─── DATA EXCERPT

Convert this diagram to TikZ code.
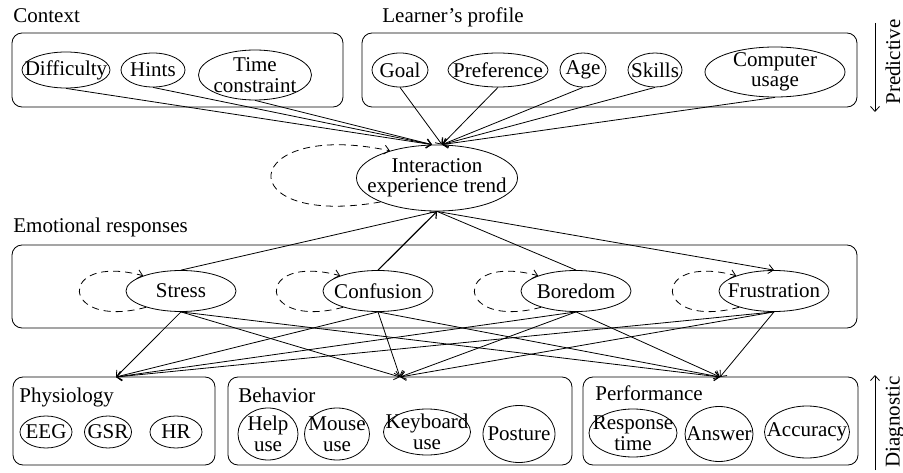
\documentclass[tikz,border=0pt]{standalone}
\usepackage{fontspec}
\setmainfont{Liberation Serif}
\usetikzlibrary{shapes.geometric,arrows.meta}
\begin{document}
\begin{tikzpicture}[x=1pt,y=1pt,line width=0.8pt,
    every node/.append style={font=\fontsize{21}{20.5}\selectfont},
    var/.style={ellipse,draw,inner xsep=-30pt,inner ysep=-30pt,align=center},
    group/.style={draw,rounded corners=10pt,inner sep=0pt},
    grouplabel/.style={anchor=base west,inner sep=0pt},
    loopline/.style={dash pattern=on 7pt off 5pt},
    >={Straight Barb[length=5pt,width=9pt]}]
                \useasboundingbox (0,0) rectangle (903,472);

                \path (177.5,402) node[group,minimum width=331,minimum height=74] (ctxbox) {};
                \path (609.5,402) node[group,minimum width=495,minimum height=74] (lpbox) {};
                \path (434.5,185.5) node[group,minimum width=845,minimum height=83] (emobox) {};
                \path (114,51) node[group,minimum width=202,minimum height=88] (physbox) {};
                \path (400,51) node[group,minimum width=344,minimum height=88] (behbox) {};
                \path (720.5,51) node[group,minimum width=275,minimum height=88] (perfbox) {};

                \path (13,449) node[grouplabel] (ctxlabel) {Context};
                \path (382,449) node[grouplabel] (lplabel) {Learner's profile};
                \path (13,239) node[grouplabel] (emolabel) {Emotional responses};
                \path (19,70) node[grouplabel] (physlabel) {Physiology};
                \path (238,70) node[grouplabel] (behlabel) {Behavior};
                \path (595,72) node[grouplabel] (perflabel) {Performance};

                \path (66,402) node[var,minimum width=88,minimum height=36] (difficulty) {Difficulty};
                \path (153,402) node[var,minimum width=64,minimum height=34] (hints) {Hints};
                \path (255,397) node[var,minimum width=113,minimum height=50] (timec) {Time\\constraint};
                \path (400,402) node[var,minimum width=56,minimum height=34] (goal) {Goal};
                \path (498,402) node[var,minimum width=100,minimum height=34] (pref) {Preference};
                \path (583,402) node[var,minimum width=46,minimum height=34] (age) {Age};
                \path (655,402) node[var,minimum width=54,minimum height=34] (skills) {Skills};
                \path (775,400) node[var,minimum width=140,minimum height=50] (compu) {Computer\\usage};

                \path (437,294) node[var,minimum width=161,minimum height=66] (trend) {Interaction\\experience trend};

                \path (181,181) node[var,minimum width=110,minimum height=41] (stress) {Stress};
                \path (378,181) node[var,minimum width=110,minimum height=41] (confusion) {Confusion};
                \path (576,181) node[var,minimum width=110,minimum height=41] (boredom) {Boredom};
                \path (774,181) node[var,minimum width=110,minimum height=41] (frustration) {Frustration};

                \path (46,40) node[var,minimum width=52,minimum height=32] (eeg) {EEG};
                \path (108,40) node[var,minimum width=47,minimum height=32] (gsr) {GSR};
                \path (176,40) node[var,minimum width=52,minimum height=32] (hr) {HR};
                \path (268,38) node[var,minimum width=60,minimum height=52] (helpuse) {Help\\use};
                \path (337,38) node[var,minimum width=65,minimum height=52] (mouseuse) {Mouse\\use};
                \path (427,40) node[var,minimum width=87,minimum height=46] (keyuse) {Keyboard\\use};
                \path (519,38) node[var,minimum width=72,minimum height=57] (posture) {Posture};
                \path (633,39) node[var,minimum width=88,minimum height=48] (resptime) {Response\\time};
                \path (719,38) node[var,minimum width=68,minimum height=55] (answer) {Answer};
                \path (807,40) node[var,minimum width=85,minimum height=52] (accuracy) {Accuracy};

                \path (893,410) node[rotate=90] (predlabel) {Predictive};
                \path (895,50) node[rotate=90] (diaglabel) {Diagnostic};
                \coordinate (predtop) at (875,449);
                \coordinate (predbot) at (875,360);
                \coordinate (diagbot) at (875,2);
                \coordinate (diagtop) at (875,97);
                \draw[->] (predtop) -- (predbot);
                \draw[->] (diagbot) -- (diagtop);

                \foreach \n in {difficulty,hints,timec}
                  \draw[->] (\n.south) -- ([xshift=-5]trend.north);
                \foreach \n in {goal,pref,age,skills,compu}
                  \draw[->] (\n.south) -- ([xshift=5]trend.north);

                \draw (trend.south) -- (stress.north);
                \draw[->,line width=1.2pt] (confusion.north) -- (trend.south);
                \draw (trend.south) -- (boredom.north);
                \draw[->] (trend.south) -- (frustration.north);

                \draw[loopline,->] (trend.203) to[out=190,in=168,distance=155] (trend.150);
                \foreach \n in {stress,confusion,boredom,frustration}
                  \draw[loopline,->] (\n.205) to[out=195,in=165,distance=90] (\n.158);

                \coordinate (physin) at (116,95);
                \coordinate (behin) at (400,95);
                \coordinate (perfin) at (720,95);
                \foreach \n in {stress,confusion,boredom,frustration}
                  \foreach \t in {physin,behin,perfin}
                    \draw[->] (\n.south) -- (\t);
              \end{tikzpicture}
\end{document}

──────

▶ **BRIEF**
Return to the listing above and set it down exactly, leaving out its pictures.

▶ **EXERCISE SOLUTION**
Convert this diagram to TikZ code.
\documentclass[tikz,border=0pt]{standalone}
\usepackage{fontspec}
\setmainfont{Liberation Serif}
\usetikzlibrary{shapes.geometric,arrows.meta}
\begin{document}
\begin{tikzpicture}[x=1pt,y=1pt,line width=0.8pt,
    every node/.append style={font=\fontsize{21}{20.5}\selectfont},
    var/.style={ellipse,draw,inner xsep=-30pt,inner ysep=-30pt,align=center},
    group/.style={draw,rounded corners=10pt,inner sep=0pt},
    grouplabel/.style={anchor=base west,inner sep=0pt},
    loopline/.style={dash pattern=on 7pt off 5pt},
    >={Straight Barb[length=5pt,width=9pt]}]
                \useasboundingbox (0,0) rectangle (903,472);

                \path (177.5,402) node[group,minimum width=331,minimum height=74] (ctxbox) {};
                \path (609.5,402) node[group,minimum width=495,minimum height=74] (lpbox) {};
                \path (434.5,185.5) node[group,minimum width=845,minimum height=83] (emobox) {};
                \path (114,51) node[group,minimum width=202,minimum height=88] (physbox) {};
                \path (400,51) node[group,minimum width=344,minimum height=88] (behbox) {};
                \path (720.5,51) node[group,minimum width=275,minimum height=88] (perfbox) {};

                \path (13,449) node[grouplabel] (ctxlabel) {Context};
                \path (382,449) node[grouplabel] (lplabel) {Learner's profile};
                \path (13,239) node[grouplabel] (emolabel) {Emotional responses};
                \path (19,70) node[grouplabel] (physlabel) {Physiology};
                \path (238,70) node[grouplabel] (behlabel) {Behavior};
                \path (595,72) node[grouplabel] (perflabel) {Performance};

                \path (66,402) node[var,minimum width=88,minimum height=36] (difficulty) {Difficulty};
                \path (153,402) node[var,minimum width=64,minimum height=34] (hints) {Hints};
                \path (255,397) node[var,minimum width=113,minimum height=50] (timec) {Time\\constraint};
                \path (400,402) node[var,minimum width=56,minimum height=34] (goal) {Goal};
                \path (498,402) node[var,minimum width=100,minimum height=34] (pref) {Preference};
                \path (583,402) node[var,minimum width=46,minimum height=34] (age) {Age};
                \path (655,402) node[var,minimum width=54,minimum height=34] (skills) {Skills};
                \path (775,400) node[var,minimum width=140,minimum height=50] (compu) {Computer\\usage};

                \path (437,294) node[var,minimum width=161,minimum height=66] (trend) {Interaction\\experience trend};

                \path (181,181) node[var,minimum width=110,minimum height=41] (stress) {Stress};
                \path (378,181) node[var,minimum width=110,minimum height=41] (confusion) {Confusion};
                \path (576,181) node[var,minimum width=110,minimum height=41] (boredom) {Boredom};
                \path (774,181) node[var,minimum width=110,minimum height=41] (frustration) {Frustration};

                \path (46,40) node[var,minimum width=52,minimum height=32] (eeg) {EEG};
                \path (108,40) node[var,minimum width=47,minimum height=32] (gsr) {GSR};
                \path (176,40) node[var,minimum width=52,minimum height=32] (hr) {HR};
                \path (268,38) node[var,minimum width=60,minimum height=52] (helpuse) {Help\\use};
                \path (337,38) node[var,minimum width=65,minimum height=52] (mouseuse) {Mouse\\use};
                \path (427,40) node[var,minimum width=87,minimum height=46] (keyuse) {Keyboard\\use};
                \path (519,38) node[var,minimum width=72,minimum height=57] (posture) {Posture};
                \path (633,39) node[var,minimum width=88,minimum height=48] (resptime) {Response\\time};
                \path (719,38) node[var,minimum width=68,minimum height=55] (answer) {Answer};
                \path (807,40) node[var,minimum width=85,minimum height=52] (accuracy) {Accuracy};

                \path (893,410) node[rotate=90] (predlabel) {Predictive};
                \path (895,50) node[rotate=90] (diaglabel) {Diagnostic};
                \coordinate (predtop) at (875,449);
                \coordinate (predbot) at (875,360);
                \coordinate (diagbot) at (875,2);
                \coordinate (diagtop) at (875,97);
                \draw[->] (predtop) -- (predbot);
                \draw[->] (diagbot) -- (diagtop);

                \foreach \n in {difficulty,hints,timec}
                  \draw[->] (\n.south) -- ([xshift=-5]trend.north);
                \foreach \n in {goal,pref,age,skills,compu}
                  \draw[->] (\n.south) -- ([xshift=5]trend.north);

                \draw (trend.south) -- (stress.north);
                \draw[->,line width=1.2pt] (confusion.north) -- (trend.south);
                \draw (trend.south) -- (boredom.north);
                \draw[->] (trend.south) -- (frustration.north);

                \draw[loopline,->] (trend.203) to[out=190,in=168,distance=155] (trend.150);
                \foreach \n in {stress,confusion,boredom,frustration}
                  \draw[loopline,->] (\n.205) to[out=195,in=165,distance=90] (\n.158);

                \coordinate (physin) at (116,95);
                \coordinate (behin) at (400,95);
                \coordinate (perfin) at (720,95);
                \foreach \n in {stress,confusion,boredom,frustration}
                  \foreach \t in {physin,behin,perfin}
                    \draw[->] (\n.south) -- (\t);
              \end{tikzpicture}
\end{document}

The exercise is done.